– Вы хотите сказать, что отец умер совсем не так, как жил? Он счел бы это тяжелым обвинением.

– Нет, ваше высочество, я этого не говорю. И в тот момент, когда он умер, меня рядом не было. – Верребер помолчал, словно не зная, как точнее выразиться. – Ваш отец был храбрейшим из всех, кого я знал. Не представляю, чтобы он не проявил стойкости перед лицом смерти, как делал не раз, смотря ей в глаза. Но он был не из тех, кого сильно влекло прошлое. Даже совершив ошибку, он извлекал из нее урок, а потом забывал о ней. Мы должны поступать так, как поступил бы он, и смотреть в будущее. А теперь, ваше высочество, прошу прощения, но меня ждут в штабе. Планирование операции еще далеко не закончено.

– Конечно, Верребер, – сказал Орамен, прикладываясь к бокалу. – Я не хотел задерживать вас или без надобности растравлять какие-то раны.

– Да, ваше высочество. – Фельдмаршал поклонился и вышел.


Орамен счел себя в какой-то мере избранным – ему столько удалось извлечь из Верребера, слывшего молчуном. Этого совсем нельзя было сказать об экзальтине Часке – следующем, к кому обратился принц, желая знать все обстоятельства смерти отца. Экзалтин был округл телом и лицом, а в темно-красных одеяниях казался еще толще. Он разразился длинной историей о своем присутствии при последних минутах короля, сводившейся к тому, что его, Часковы, глаза были полны слез, а в ушах стоял единогласный скорбный плач, так что ничего толком он, Часк, не запомнил.

– А как продвигаются ваши занятия, юный принц? – спросил экзальтин так, словно возвращался к более важной теме. – Продолжаете черпать из источника знаний? Да?

Орамен улыбнулся. Он привык к тому, что взрослые спрашивают о его любимых школьных предметах, когда не могут придумать ничего другого или хотят уйти от неприятного разговора. А потому он отделался общими словами и удалился.


– Говорят, что мертвые смотрят на нас из зеркал. Это правда, Джильюс?

Королевский врач повернулся с испуганным лицом, потом споткнулся и чуть не упал.

– Ваш… да, принц Орамен.

Доктор был маленьким человечком и обычно выглядел напряженным и нервным. Но сейчас его словно переполняли бодрость и энергия. Кроме того, он непрерывно покачивался и смотрел стеклянным взглядом, отчего казался выпившим. Перед тем как Орамен подошел к нему, он смотрел на свое отражение в одном из зеркал, которые покрывали половину стен зала. Орамен искал доктора, пробираясь сквозь толпу, принимая выражения сочувствия, не скупясь на подобающие случаю комплименты и стараясь казаться – и быть – исполненным скорби, мужества, спокойствия и достоинства одновременно.

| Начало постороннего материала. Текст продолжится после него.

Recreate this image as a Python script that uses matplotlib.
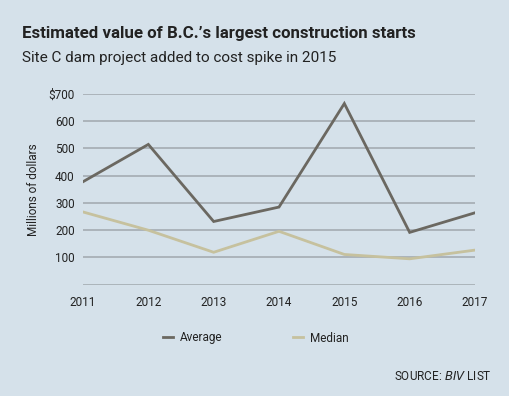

– Вы видели моего отца, Джильюс? – спросил Орамен, кивая на зеркало. – Он там был? Смотрел на нас?

– Что, что такое? – спросил маленький доктор. От него пахло вином и какой-то едой. Наконец он словно возвратился к реальности, повернулся, снова покачнувшись, и заглянул в высокое зеркало. – Что? Мертвые? Нет, я никого не видел. Честное слово, никого, мой принц.

– Видимо, смерть моего отца сильно повлияла на вас, мой добрый доктор.

– Разве могло быть иначе? – спросил Джильюс. Его докторская шапочка сползла на ухо и на лоб, чуть ли не закрыв правый глаз. Из-под шапочки торчали клочки седых волос. Доктор заглянул в свой бокал, почти пустой. – Разве могло быть иначе?

– Я рад, что нашел вас, Джильюс, – сказал Орамен. – Я хочу поговорить с вами с того самого дня, как был убит отец.

Доктор закрыл один глаз и, прищурившись, посмотрел на него.

– Да? – произнес он.

Орамен с детских лет видел вокруг себя пьяных. Вообще-то, пьянство было ему не по душе (вряд ли стоило упорно добиваться головокружения вместе с тошнотой), но ему нравилось сидеть в одной компании с выпившими – он уже знал, что в этом состоянии люди нередко выдают свою тщательно скрываемую сущность, выбалтывают разные сведения или слухи, чего не стали бы делать так поспешно в трезвом виде. Он подумал, что нашел Джильюса слишком поздно – тот уже успел порядком набраться, – но все равно решил попробовать.